Trafiłeś w obu przypadkach tylko zamiast oberża restauracja.
Małe wspomnienie.
Pamiętam, jak uczyłem się w Międzynarodowym Instytucie Przygotowawczym w Budapeszcie mieliśmy nauczyciela od węgierskiego, który znał świetnie (niestety) język polski. Jednak niektóre zawiłości języka dla niego były obce. Nauczyciel opowiadał, że kiedyś był z oficjalną polską delegacją w restauracji János Pince w V. dzielnicy Budapesztu. Wówczas była to najbardziej elegancka restauracja w Budapeszcie.
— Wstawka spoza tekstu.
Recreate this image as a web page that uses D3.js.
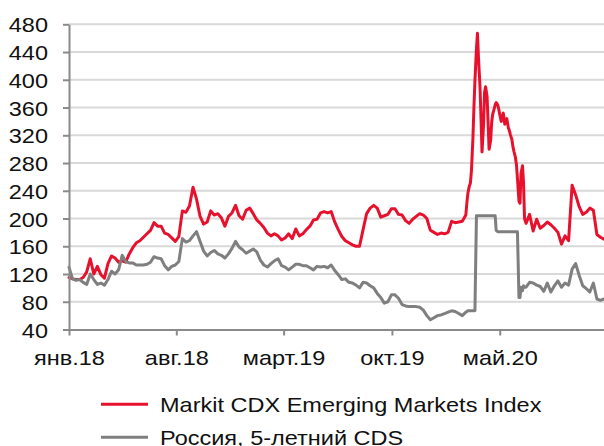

Mój kolega bez uśmiechu powiedział: profesorze w Polsce na bardzo porządną restaurację mówi się knajpa. Gościu trochę zmieszany, z pewnym niedowierzaniem pytał nas czy tak jest bo on wie inaczej. Oczywiście mój kolega bez zająknięcia strzelił formułkę, że język to coś co cały czas podlega zmianom i teraz należy używać słowa knajpa. Od tamtej pory do końca roku szkolnego profesor kiedy mówił o porządnym lokalu używał słowa knajpa.